A set of thirty 30-day mean 500-mb height anomaly forecasts run from National Meteorological Center initial analyses by the NCAR Community Climate Model is examined in order to learn if the forecast accuracy can be estimated with the initial conditions. Defining initial weather regimes by a 500-mb geostrophic zonal index anomaly difference between 50°W and 10°E discriminates between the best and worst 30-day mean forecasts in the sample. Initial regimes characterized by anomalously high zonal index (500-mb geostrophic westerlies) at 50°W and low index at 10°E yield on average lower 30-day mean forecast-observed anomaly correlation than initial regimes with opposite conditions (anomalously low zonal index at 50°N and high index at 10°E). It is suggested that initial regimes with abnormally fast geostrophic 500-mb westerlies at 50°W are followed in time by intense and poorly forecast synoptic-scale cyclones over the Atlantic Ocean. It is shown in a case study that the local synoptic- to planetary-scale interaction, as measured by its contribution to quasigeo-strophic 500-mb height tendencies, is misforecast early in the forecast cycle following these initial conditions. Early rapid synoptic-scale error growth, in this case, is followed by rapid planetary-scale error growth (incorrectly forecast demise of a blocking pattern), deterioration of forecast accuracy, and an unskillful 30-day mean forecast. It is further suggested that initial regimes with abnormally weak 500-mb geostrophic westerlies at 50°W are followed in time by less intense, but better forecast, cyclone waves over the Atlantic Ocean.
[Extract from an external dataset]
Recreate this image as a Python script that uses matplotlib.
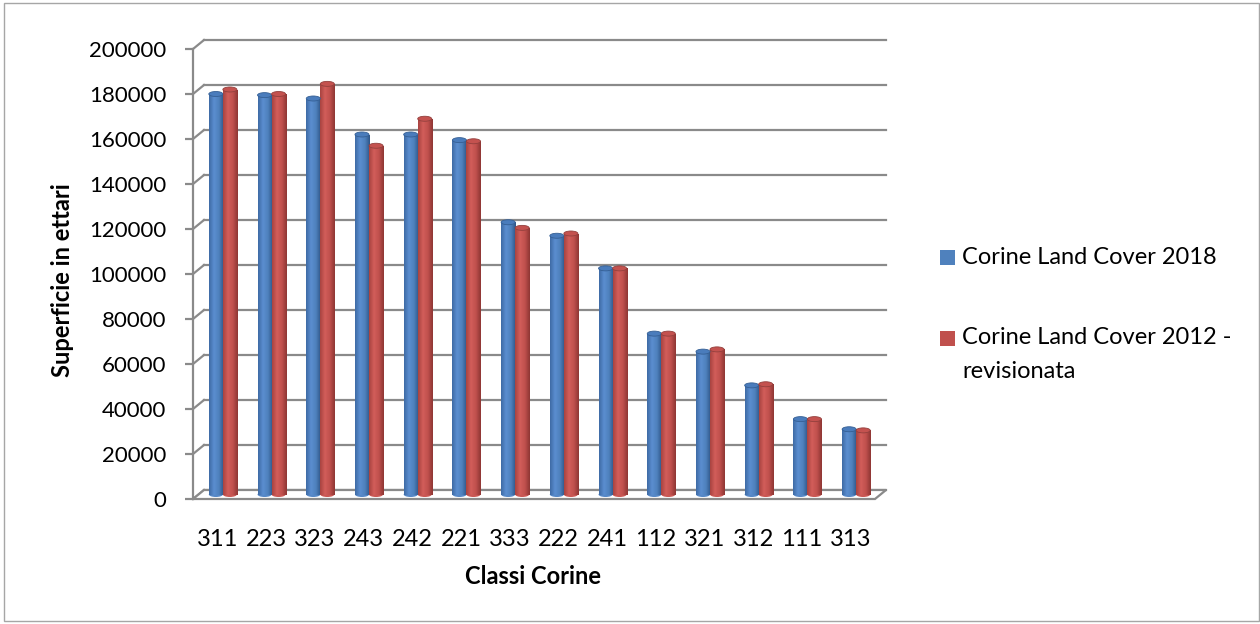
import matplotlib.pyplot as plt
import numpy as np
from matplotlib.colors import LinearSegmentedColormap
from matplotlib.lines import Line2D
from matplotlib.patches import Ellipse, Polygon, Rectangle
from matplotlib.transforms import IdentityTransform, ScaledTranslation

plt.rcParams["font.family"] = ["Lato", "DejaVu Sans"]

# Corine classes, sorted by 2018 area
classes = ["311", "223", "323", "243", "242", "221", "333", "222", "241",
           "112", "321", "312", "111", "313"]
clc_2018 = [178000, 177500, 176000, 160000, 160000, 157500, 121000, 115000,
            100500, 71500, 63500, 48500, 33500, 29000]
clc_2012_rev = [180000, 178000, 182500, 155000, 167000, 157000, 118500, 116000,
                100500, 71500, 64500, 49000, 33500, 28500]
series_names = ["Corine Land Cover 2018", "Corine Land Cover 2012 -\nrevisionata"]
y_ticks = np.arange(0, 200001, 20000)

W, H, DPI = 1260, 624, 100
GRID = "#8a8a8a"
BAR_W = 0.288
FS = 16
FS_BIG = 17

blue_cmap = LinearSegmentedColormap.from_list(
    "cyl_blue", ["#3e6aa5", "#5b8ed0", "#4f81bd", "#2f5688"])
red_cmap = LinearSegmentedColormap.from_list(
    "cyl_red", ["#a84340", "#d25e5a", "#c0504d", "#8e3634"])
series = [(clc_2018, blue_cmap, "#4a7cbc", "#355f94", "#4f81bd"),
          (clc_2012_rev, red_cmap, "#c4524f", "#93403d", "#c0504d")]

fig = plt.figure(figsize=(W / DPI, H / DPI), dpi=DPI)
fig.patch.set_facecolor("white")
fig.add_artist(Rectangle((4 / W, 3 / H), 1255 / W, 618 / H, transform=fig.transFigure,
                         facecolor="none", edgecolor="#a6a6a6", lw=1))

ax = fig.add_axes([193 / W, 1 - 499 / H, 682 / W, 450 / H])
n = len(classes)
idx = np.arange(n)

# depth offsets of the 3d look: back wall and the middle row where bars stand
back = ax.transData + ScaledTranslation(11 / DPI, 9 / DPI, fig.dpi_scale_trans)
mid = ax.transData + ScaledTranslation(5.5 / DPI, 4.5 / DPI, fig.dpi_scale_trans)

ax.set_xlim(-0.5, n - 0.5)
ax.set_ylim(0, 200000)

for v in y_ticks:
    ax.plot([-0.5, n - 0.5], [v, v], transform=back, color=GRID, lw=1.6,
            clip_on=False, zorder=1)
    p0 = ax.transData.transform((-0.5, v))
    p1 = back.transform((-0.5, v))
    ax.add_line(Line2D([p0[0], p1[0]], [p0[1], p1[1]], transform=IdentityTransform(),
                       color=GRID, lw=1.6, clip_on=False, zorder=1))

floor = np.array([ax.transData.transform((-0.5, 0)), ax.transData.transform((n - 0.5, 0)),
                  back.transform((n - 0.5, 0)), back.transform((-0.5, 0))])
ax.add_patch(Polygon(floor, closed=True, transform=IdentityTransform(), facecolor="white",
                     edgecolor=GRID, lw=1.6, clip_on=False, zorder=1.5))

grad = np.linspace(0, 1, 64).reshape(1, -1)
eh = 5 / 450 * 200000  # ellipse cap height in data units
for k, (vals, cmap, top_c, edge_c, _) in enumerate(series):
    xs = idx + (k - 0.5) * BAR_W
    ax.bar(xs, vals, width=BAR_W, color="none", transform=mid, clip_on=False, zorder=3)
    for x, v in zip(xs, vals):
        ax.add_patch(Ellipse((x, 0), BAR_W, eh, transform=mid, facecolor=cmap(0.5),
                             edgecolor="none", clip_on=False, zorder=2.9))
        ax.imshow(grad, cmap=cmap, extent=(x - BAR_W / 2, x + BAR_W / 2, 0, v),
                  transform=mid, aspect="auto", interpolation="bilinear",
                  clip_on=False, zorder=3)
        ax.add_patch(Ellipse((x, v), BAR_W, eh, transform=mid, facecolor=top_c,
                             edgecolor=edge_c, lw=0.6, clip_on=False, zorder=3.2))

ax.set_xlim(-0.5, n - 0.5)
ax.set_ylim(0, 200000)
ax.set_aspect("auto")
ax.patch.set_visible(False)
for side in ["top", "right", "bottom"]:
    ax.spines[side].set_visible(False)
ax.spines["left"].set_color(GRID)
ax.spines["left"].set_linewidth(1.6)
ax.spines["left"].set_zorder(1)

ax.set_yticks(y_ticks)
ax.set_yticklabels([str(v) for v in y_ticks])
ax.tick_params(axis="y", length=5.8, width=1.6, color=GRID, pad=13.5, labelsize=FS)
ax.set_xticks(idx)
ax.set_xticklabels(classes)
ax.tick_params(axis="x", length=0, pad=21.5, labelsize=FS_BIG)

fig.text(533 / W, 1 - 577 / H, "Classi Corine", ha="center", va="center",
         fontsize=FS_BIG, fontweight="bold")
fig.text(62 / W, 1 - 280 / H, "Superficie in ettari", ha="center", va="center",
         rotation=90, fontsize=FS_BIG, fontweight="bold")

# legend
legend_rows = [258, 338]
for (vals, cmap, top_c, edge_c, key_c), name, yc in zip(series, series_names, legend_rows):
    fig.add_artist(Rectangle((940 / W, 1 - (yc + 7.5) / H), 15 / W, 15 / H,
                             transform=fig.transFigure, facecolor=key_c,
                             edgecolor="none"))
    for j, line in enumerate(name.split("\n")):
        fig.text(962 / W, 1 - (yc + 34 * j) / H, line, ha="left", va="center",
                 fontsize=FS_BIG)

fig.savefig("out.png", dpi=DPI)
In a representative case study, the local synoptic- to planetary-scale interaction is well forecast early in the forecast cycle. The local synoptic- and planetary-scale error growths are more restrained (a blocking pattern is correctly maintained), deterioration of forecast accuracy is postponed, and a skillful 30-day mean forecast results. It is hypothesized on the basis of this work that the accuracy of numerical 30-day mean forecasts may depend upon the accuracy with which the cyclones and their interactions with the planetary scale are predicted early in the forecast cycle, and that this accuracy in turn may depend upon the initial conditions.